Personal information
- Full name: Benjamin James Norman Leppard Sneesby
- Nationality: British
- Born: 26 June 1994 (age 31)

Sport
- Country: Great Britain
- Sport: Alpine skiing
- Event(s): Alpine Skiing Slalom Giant Slalom

Achievements and titles
- Paralympic finals: 2014 Sochi

= Ben Sneesby =

British alpine skier (born 1994)

Benjamin "Ben" Sneesby (born 26 June 1994) is a British alpine skier. Sneesby uses a sit-ski in competitions.

==Personal history==
Sneesby was born on 26 June 1994 in High Wycombe. At the age of three months he was diagnosed with neuroblastoma, a childhood cancer. He underwent a course of chemotherapy and several operations, which resulted in the successful treatment of the tumour, but left him with no sensation in his left leg, and only partial feeling in his right leg.

Sneesby attended school at Claires Court School in Maidenhead and John Hampden Grammar School in High Wycombe, but on achieving his A-Levels, decided to defer his degree course to focus on his skiing. He is now studying LLB Law at the University of Leeds.

==Sports career==
Sneesby began skiing at the age of 11 at adaptive sessions on a dry ski slope in High Wycombe.
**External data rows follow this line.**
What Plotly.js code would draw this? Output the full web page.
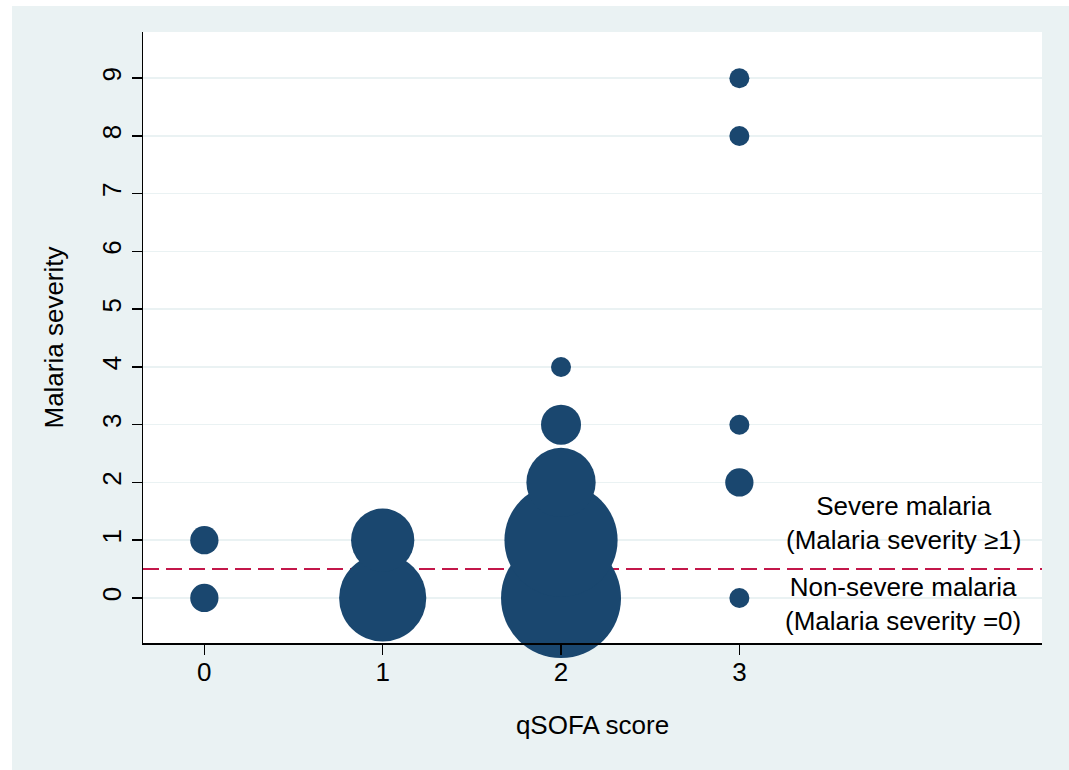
<!DOCTYPE html>
<html>
<head>
<meta charset="utf-8">
<script src="https://cdn.plot.ly/plotly-3.0.1.min.js"></script>
<style>
  html, body { margin: 0; padding: 0; background: #ffffff; }
  #chart { position: absolute; left: 12px; top: 6px; width: 1057px; height: 764px; }
</style>
</head>
<body>
<div id="chart"></div>
<script>
// qSOFA score (x), malaria severity (y), number of patients (bubble weight)
const qsofa    = [0, 0, 1, 1, 2, 2, 2, 2, 2, 3, 3, 3, 3, 3];
const severity = [0, 1, 0, 1, 0, 1, 2, 3, 4, 0, 2, 3, 8, 9];
const counts   = [2, 2, 19, 10, 36, 32, 12, 4, 1, 1, 2, 1, 1, 1];

const xTicks = [0, 1, 2, 3];
const yTicks = [0, 1, 2, 3, 4, 5, 6, 7, 8, 9];
const threshold = 0.5;

const severeLabel = ["Severe malaria", "(Malaria severity \u22651)"];
const nonSevereLabel = ["Non-severe malaria", "(Malaria severity =0)"];
const labelX = 3.92;
const severeY = 1.30;
const nonSevereY = -0.11;

const FONT = "Liberation Sans, Arial, Helvetica, sans-serif";
const bg = "#eaf2f3";
const FS = 26;

const trace = {
  type: "scatter",
  mode: "markers",
  x: qsofa,
  y: severity,
  cliponaxis: false,
  marker: {
    size: counts,
    sizemode: "area",
    sizeref: 1 / 200,
    color: "#1a476f",
    opacity: 1,
    line: { width: 0 }
  },
  hoverinfo: "x+y",
  showlegend: false
};

const layout = {
  width: 1057,
  height: 764,
  paper_bgcolor: bg,
  plot_bgcolor: "#ffffff",
  margin: { l: 131, r: 27, t: 26, b: 127 },
  font: { family: FONT, size: FS, color: "#000000" },
  showlegend: false,
  xaxis: {
    range: [-0.344, 4.697],
    tickvals: xTicks,
    ticktext: xTicks.map(String),
    ticks: "outside",
    ticklen: 10,
    tickwidth: 1.5,
    tickcolor: "#000000",
    ticklabelstandoff: -5,
    showgrid: false,
    zeroline: false,
    showline: true,
    linecolor: "#000000",
    linewidth: 1.5,
    tickfont: { family: FONT, size: FS, color: "#000000" },
    title: { text: "qSOFA score", font: { family: FONT, size: FS, color: "#000000" }, standoff: 30 }
  },
  yaxis: {
    range: [-0.78, 9.80],
    tickvals: yTicks,
    ticktext: yTicks.map(String),
    tickangle: -90,
    ticks: "outside",
    ticklen: 10,
    tickwidth: 1.5,
    tickcolor: "#000000",
    showgrid: true,
    gridcolor: bg,
    gridwidth: 1.5,
    zeroline: false,
    showline: true,
    linecolor: "#000000",
    linewidth: 1.5,
    tickfont: { family: FONT, size: FS, color: "#000000" },
    title: { text: "Malaria severity", font: { family: FONT, size: FS, color: "#000000" }, standoff: 26 }
  },
  shapes: [{
    type: "line",
    xref: "paper", x0: 0, x1: 1,
    yref: "y", y0: threshold, y1: threshold,
    line: { color: "#c3174a", width: 2, dash: "16px,7px" },
    layer: "between"
  }],
  annotations: [
    {
      xref: "x", yref: "y", x: labelX, y: severeY,
      text: severeLabel.join("<br>"),
      showarrow: false, align: "center",
      font: { family: FONT, size: FS, color: "#000000" }
    },
    {
      xref: "x", yref: "y", x: labelX, y: nonSevereY,
      text: nonSevereLabel.join("<br>"),
      showarrow: false, align: "center",
      font: { family: FONT, size: FS, color: "#000000" }
    }
  ]
};

Plotly.newPlot("chart", [trace], layout, { displayModeBar: false, staticPlot: true });
</script>
</body>
</html>
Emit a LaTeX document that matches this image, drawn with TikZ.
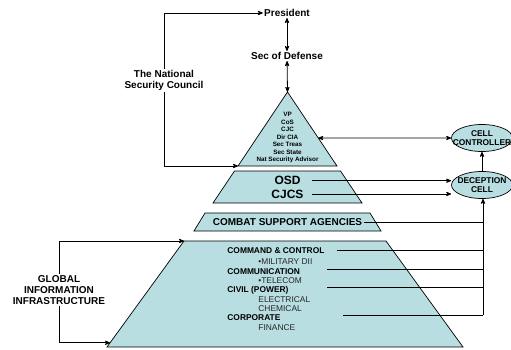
\documentclass[tikz,border=0pt]{standalone}
\usepackage{fontspec}
\setmainfont{Liberation Sans}
\usetikzlibrary{shapes,shapes.geometric,arrows,calc,positioning}

\definecolor{layerfill}{RGB}{184,222,226}

\begin{document}
\begin{tikzpicture}[x=1pt, y=-1pt, >=stealth', line width=0.8pt,
    layer/.style={draw=black, fill=layerfill, line width=0.7pt},
    lbl/.style={font=\bfseries\fontsize{10}{11}\selectfont, align=center, inner sep=1pt},
    big/.style={font=\bfseries\fontsize{12}{13}\selectfont, inner sep=1pt, minimum width=48pt},
    top/.style={font=\bfseries\fontsize{6.3}{7.5}\selectfont, align=center, inner sep=0pt},
    head/.style={font=\bfseries\fontsize{8.4}{9.3}\selectfont, anchor=west, inner sep=0pt},
    item/.style={font=\fontsize{8.4}{9.3}\selectfont, anchor=west, inner sep=0pt, text=black!85},
    cell/.style={ellipse, draw=black, fill=layerfill, line width=0.7pt,
        minimum width=61pt, minimum height=27pt, inner sep=0pt},
    celltext/.style={font=\bfseries\fontsize{8.4}{9}\selectfont, align=center, inner sep=0pt}]
    \useasboundingbox (0,0) rectangle (511,350);

    % pyramid layers
    \filldraw[layer] (287.5,92) coordinate (apex) -- (337,166) coordinate (triR)
        -- (238,166) coordinate (triL) -- cycle;
    \filldraw[layer] (234.5,171) -- (340.5,171) -- (362,203) -- (213,203) -- cycle;
    \filldraw[layer] (205,213) -- (370,213) -- (381,231) -- (194,231) -- cycle;
    \filldraw[layer] (184,241) coordinate (baseTL) -- (386,241) -- (463,347)
        -- (107,347) coordinate (baseBL) -- cycle;
    \path (apex) -- (triR) coordinate[pos=0.622] (triDir);
    \path (baseBL) -- (baseTL) coordinate[pos=0.04] (baseIn);

    % top of the chain
    \node [lbl] (pres) at (287,13) {President};
    \node [lbl] (secdef) at (287,56) {Sec of Defense};
    \node [lbl] (nsc) at (164,80.5) {The National\\Security Council};
    \node [top] (council) at (287.5,137.5)
        {VP\\CoS\\CJC\\Dir CIA\\Sec Treas\\Sec State\\Nat Security Advisor};

    % layers below
    \node [big] (osd) at (287.5,180.7) {OSD};
    \node [big, below=2pt of osd] (cjcs) {CJCS};
    \node [lbl] (csa) at (287.5,222) {COMBAT SUPPORT AGENCIES};
    \node [lbl] (gii) at (59,290) {GLOBAL\\INFORMATION\\INFRASTRUCTURE};

    \node [head] (cc) at (227,251) {COMMAND \& CONTROL};
    \node [item] (mil) at (258,262) {•MILITARY DII};
    \node [head] (comm) at (227,271.3) {COMMUNICATION};
    \node [item] (tel) at (258,280.7) {•TELECOM};
    \node [head] (civil) at (227,290.3) {CIVIL (POWER)};
    \node [item] (elec) at (258,299.3) {ELECTRICAL};
    \node [item] (chem) at (258,308.3) {CHEMICAL};
    \node [head] (corp) at (227,317.3) {CORPORATE};
    \node [item] (fin) at (258,327.3) {FINANCE};

    % cells
    \node [cell] (ctrl) at (482,138) {};
    \node [celltext] at (ctrl) {CELL\\CONTROLLER};
    \node [cell] (dcell) at (482,185) {};
    \node [celltext] at (dcell) {DECEPTION\\CELL};

    % line starts
    \coordinate (ccout) at (337,250.7);
    \coordinate (commout) at (327,269);
    \coordinate (civout) at (327,287.7);
    \coordinate (corpout) at (343,315);
    \coordinate (bus) at (483,315);

    \draw[<->] (pres) -- (secdef);
    \draw[<->] (secdef) -- (apex);
    \draw[->] (nsc.north) |- (pres.west);
    \draw[->] (nsc.south) |- (triL);
    \draw[<->] (triDir) -- (ctrl.west);
    \draw[->] (osd.east) -- (osd.east -| dcell.west);
    \draw[->] (cjcs.east) -- (cjcs.east -| dcell.west);
    \draw[->] (dcell) -- (ctrl);
    \draw[->] (bus) -- (dcell.south -| bus);
    \draw (csa.east) -- (csa.east -| bus);
    \draw (ccout) -- (ccout -| bus);
    \draw (commout) -- (commout -| bus);
    \draw (civout) -- (civout -| bus);
    \draw (corpout) -- (bus);
    \draw[->] (gii.north) |- (baseTL);
    \draw[->] (gii.south) |- (baseIn);
\end{tikzpicture}
\end{document}
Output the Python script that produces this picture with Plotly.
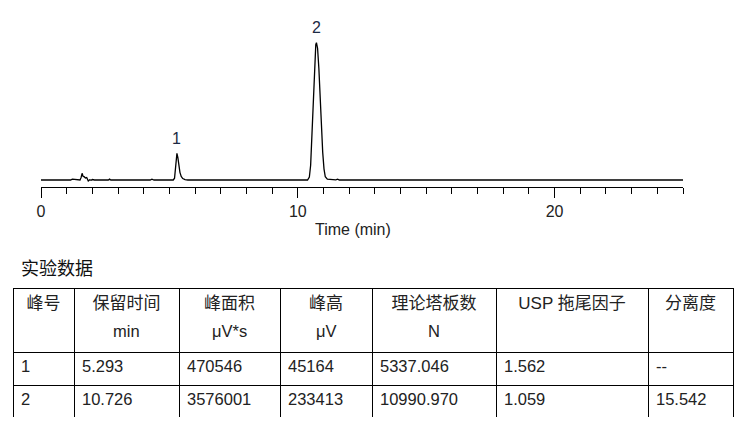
import plotly.graph_objects as go

# ---------------- chromatogram data ----------------
time_min = [0.0, 1.15, 1.22, 1.30, 1.38, 1.52, 1.56, 1.60, 1.64, 1.68, 1.73, 1.78,
            1.84, 1.90, 1.95, 2.00, 2.08, 2.62, 2.67, 2.72, 4.25, 4.32, 4.40,
            5.15, 5.20, 5.23, 5.26, 5.293, 5.33, 5.37, 5.41, 5.46, 5.52, 5.61, 5.72,
            10.38, 10.45, 10.50, 10.55, 10.60, 10.65, 10.70, 10.726, 10.77, 10.82,
            10.87, 10.92, 10.97, 11.02, 11.07, 11.15, 11.30, 11.48, 11.55, 11.62, 25.0]
signal_uv = [0, 0, 1500, 1200, 0, 0, 4000, 11400, 6000, 5600, 3500, 4200,
             -1700, 500, -500, 800, 0, 0, 1500, 0, 0, 1300, 0,
             0, 3000, 15000, 33000, 45164, 38000, 24000, 13000, 6000, 2500, 800, 0,
             0, 5000, 25000, 80000, 150000, 205000, 230000, 233413, 224000, 190000,
             140000, 88000, 47000, 19000, 5500, 1500, 500, 300, 1300, 0, 0]

# ---------------- peak table ----------------
peak_no = ["1", "2"]
retention_time = [5.293, 10.726]
peak_area = [470546, 3576001]
peak_height = [45164, 233413]
plate_count = ["5337.046", "10990.970"]
usp_tailing = ["1.562", "1.059"]
resolution = ["--", "15.542"]

header_labels = ["峰号", "保留时间", "峰面积", "峰高", "理论塔板数", "USP 拖尾因子", "分离度"]
unit_labels = ["", "min", "μV*s", "μV", "N", "", ""]
x_tick_vals = [0, 10, 20]

FONT = "Liberation Sans, Arial, Noto Sans CJK SC, sans-serif"
TXT = "#222222"
col_widths = [61, 105, 101, 92, 124, 152, 85]

fig = go.Figure()

fig.add_trace(go.Scatter(
    x=time_min, y=signal_uv, mode="lines",
    line=dict(color="black", width=1.3), hoverinfo="skip", showlegend=False,
    xaxis="x", yaxis="y"))

for lbl, rt, h in zip(peak_no, retention_time, peak_height):
    fig.add_annotation(x=rt, y=h, xref="x", yref="y", text=lbl, showarrow=False,
                       yshift=15, font=dict(size=16, color="#1c2a44", family=FONT))

fig.add_trace(go.Table(
    domain=dict(x=[0, 1], y=[0, 0.3266]),
    columnwidth=col_widths,
    header=dict(values=header_labels, align="center", height=64,
                line=dict(color="black", width=1), fill=dict(color="white"),
                font=dict(size=17, color=TXT, family=FONT)),
    cells=dict(values=[peak_no, [f"{v:.3f}" for v in retention_time],
                       [str(v) for v in peak_area], [str(v) for v in peak_height],
                       plate_count, usp_tailing, resolution],
               align="left", height=33,
               line=dict(color="black", width=1), fill=dict(color="white"),
               font=dict(size=16.5, color=TXT, family=FONT))))

# second header line (units), centred in each column
total_w = sum(col_widths)
left = 0
for w, u in zip(col_widths, unit_labels):
    if u:
        fig.add_annotation(x=(left + w / 2) / total_w, y=0.2186, xref="paper", yref="paper",
                           text=u, showarrow=False, xanchor="center", yanchor="middle",
                           font=dict(size=16.5, color=TXT, family=FONT))
    left += w

fig.add_annotation(x=0.4722, y=0.4724, xref="paper", yref="paper", text="Time (min)",
                   showarrow=False, xanchor="center", yanchor="middle",
                   font=dict(size=16, color=TXT, family=FONT))
fig.add_annotation(x=0.009, y=0.3795, xref="paper", yref="paper", text="实验数据",
                   showarrow=False, xanchor="left", yanchor="middle",
                   font=dict(size=18, color="#111111", family="Noto Sans CJK SC"))

fig.update_layout(
    width=741, height=426,
    margin=dict(l=13, r=8, t=20, b=8),
    paper_bgcolor="white", plot_bgcolor="white",
    showlegend=False,
    xaxis=dict(domain=[0.03889, 0.93056], range=[0, 25], showgrid=False, zeroline=False,
               showline=True, linecolor="black", linewidth=1,
               ticks="outside", ticklen=10, tickwidth=1, tickcolor="black",
               tickvals=x_tick_vals, tickfont=dict(size=16, color=TXT, family=FONT),
               minor=dict(dtick=1, ticks="outside", ticklen=6, tickwidth=1,
                          tickcolor="black", showgrid=False)),
    yaxis=dict(domain=[0.5804, 1.0], range=[-11900, 272000], visible=False),
)

fig.write_html("out.html", config={"displayModeBar": False},
               post_script="document.body.style.margin='0';document.body.style.overflow='hidden';")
At the age of 13 he was spotted by the British Disabled Ski Team (BDST) and was offered a place as one of the first members of the BDST youth development squad. As well as showing promise as a skier, Sneesby also showed a talent for wheelchair basketball playing for the MK Aces and captaining the England South Wheelchair Basketball team at the 2013 National School Games.

Sneesby decided to focus fully on his skiing and in his first full competitive season in 2010 he recorded four top ten finishes across his events which qualified him to race at Europa Cup level in all five events, including his favoured Super G, Super Combination and Downhill. In early 2014 it was announced that he had qualified for the Great Britain team that would be competing at the 2014 Winter Paralympics in Sochi, Russia; competing in the sit-ski events. This was his debut Paralympics.

In January 2018 Sneesby was selected for the Great Britain Development Team for Wheelchair Tennis.